Yokohama's tire manufacturing plant is celebrating 10 years in West Point, Miss., giving playwright Tennessee Williams a run for his money as "The Friendly City" favorite son.
The plant's 889 employees work on four shifts, running around the clock to build Yokohama's commercial truck and bus tires for the North American market. The facility produces upwards of 70,000 tires every month.
"This plant is on an upswing," said Jeff Barna, president & CEO of Yokohama Tire Corp. "Production levels are hitting records, [and] quality level is superb."
Producing five different tire sizes and 43 different SKUs, the 1 million-square-foot Mississippi plant is the fruit of Yokohama's global effort to blitz the U.S. commercial market that started in the early 2000s. Production started from the Mississippi location in October 2015, officially christening the site as one of Yokohama's 18 tire plants globally, three of which produce truck and bus tires.
Employee retention rates at the West Point facility are currently "our best in our 10 years," Barna said – about 3% turnover. The tire plant competes for workforce with Paccar's engine plant in neighboring Columbus, Mississippi.

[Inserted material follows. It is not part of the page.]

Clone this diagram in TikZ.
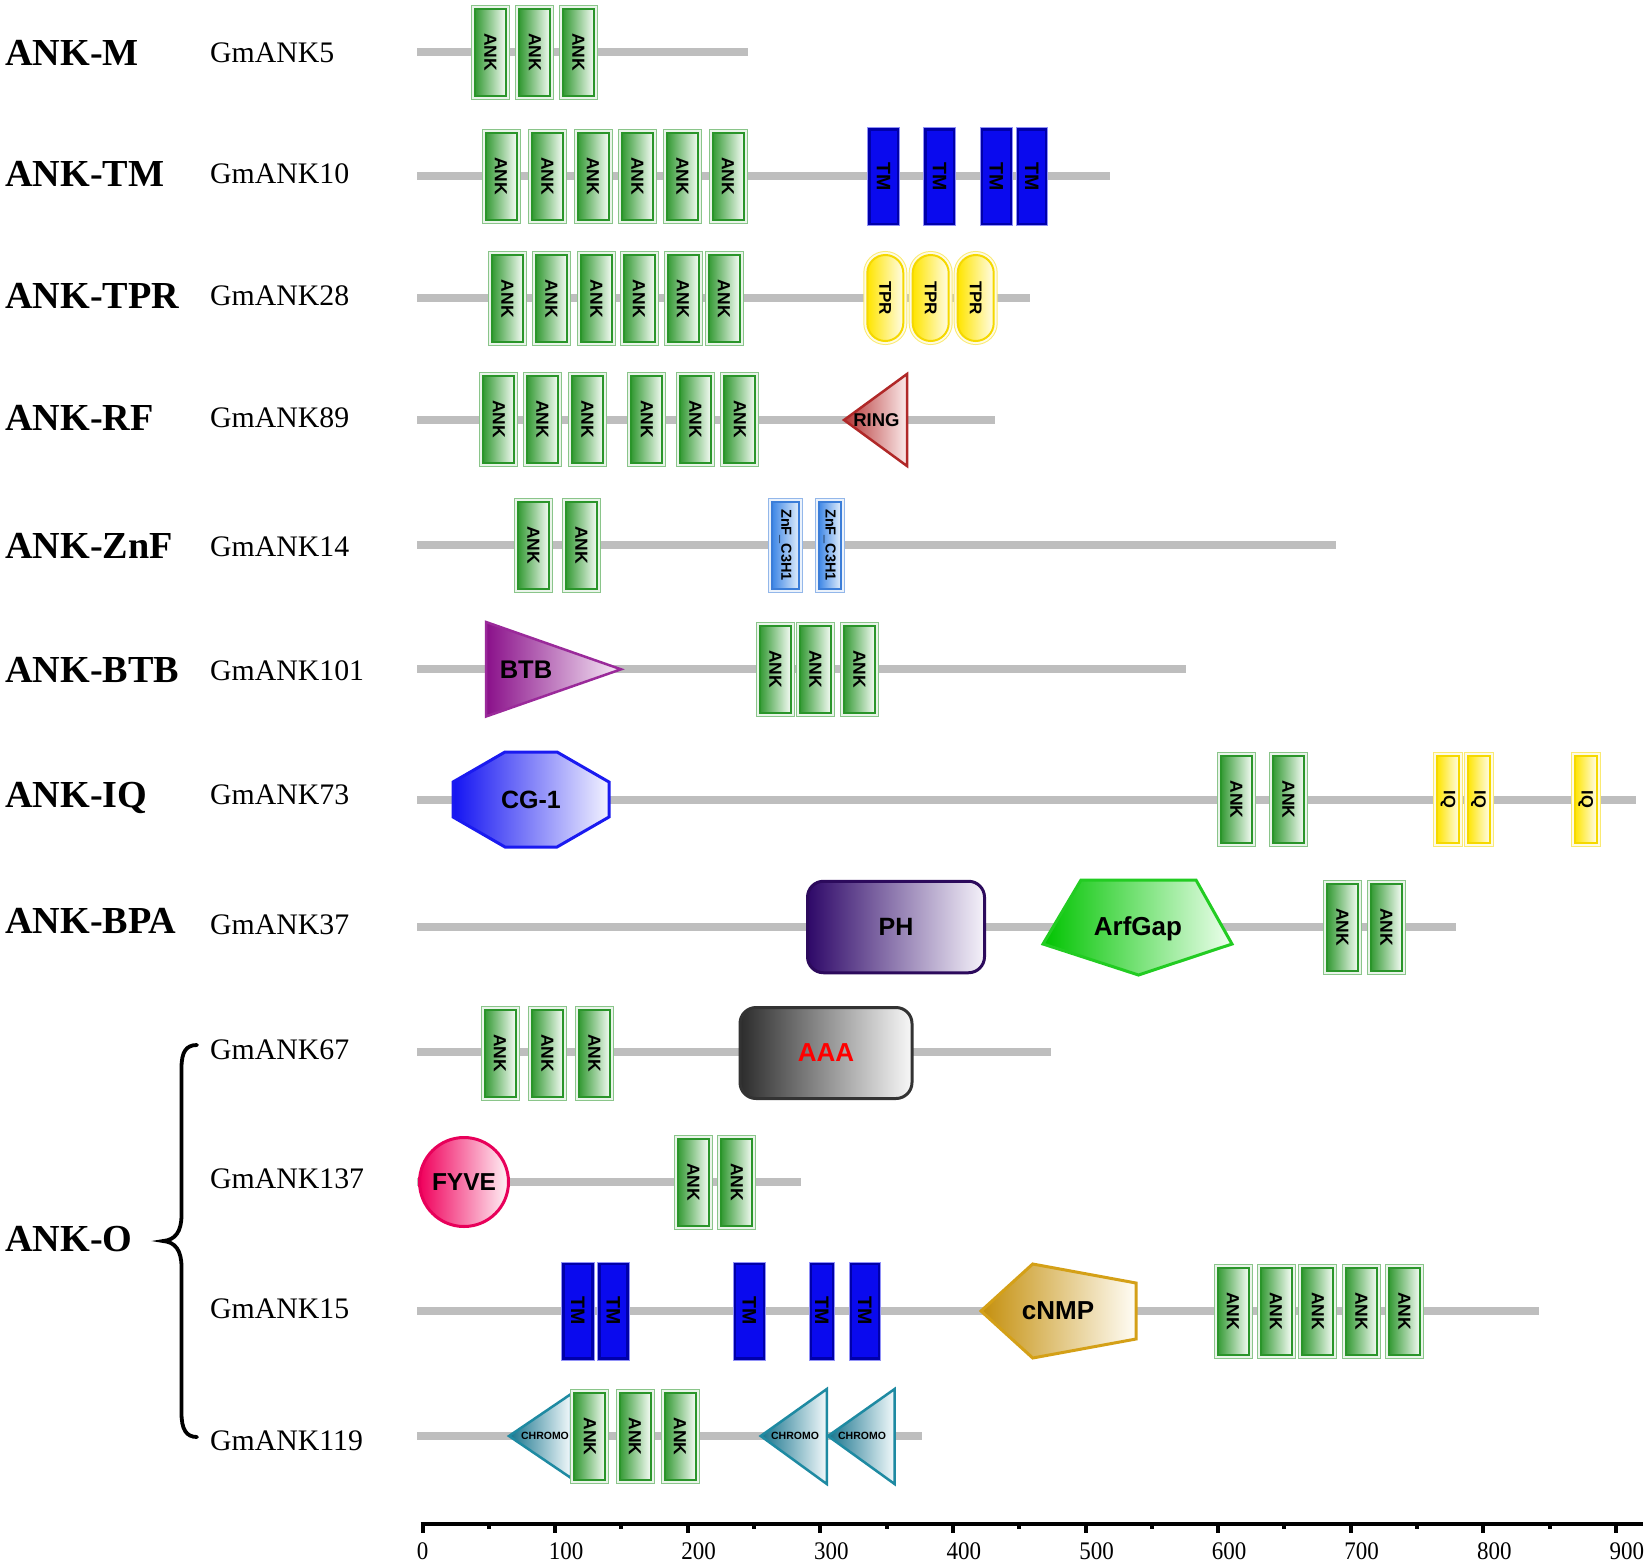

Phillip Calhoun, general manager and vice president of Yokohama Tire Manufacturing Mississippi, noted the site has established a pipeline program with high schools in the Golden Triangle region that brings students to the facility and shows them the manufacturing process and the opportunities to work in the community where they were raised. The company has also established internship programs with Mississippi State University, roughly 20 miles south. Both initiatives help show the next generation workforce just how technologically sophisticated manufacturing has become at the site that won the Yokohama Presidents Award.
"We're one of the most automated tire facilities in Yokohama," Calhoun said. "We've had a lot of brain drain with a lot of good people thinking they have to run away from home to get a good job with a good company."
West Point Mayor Rod Bobo was a selectman for the city in 2012 when formal work began on bringing Yokohama to the city, and he noted a "dark period" in the city at that time due to the 2007 closure of Bryan Foods and the loss of more than 1,000 local jobs. Five years later, (ground breaking at the Yokohama plant was in September 2013), light began to emerge from the darkness. When production kicked off two years later, about 500 locals had new jobs.
"In 2012, the unemployment rate in Clay County was 22%," Bobo recalled. "It's now 4% ... This is largely attributed to the economic footprint Yokohama has made in this community."
Bobo noted the taxes alone that Yokohama has paid in the last decade has helped improve the city's infrastructure and schools. "You guys have become an integral part of this community, and we are grateful to have you," he said.
As much success as Yokohama enjoys locally, it's also thriving globally. Yokohama Tire Corp., the company's U.S. tire business, became the top division in the company last year and is helping Yokohama Rubber claw its way toward the Top 5 in global tire sales.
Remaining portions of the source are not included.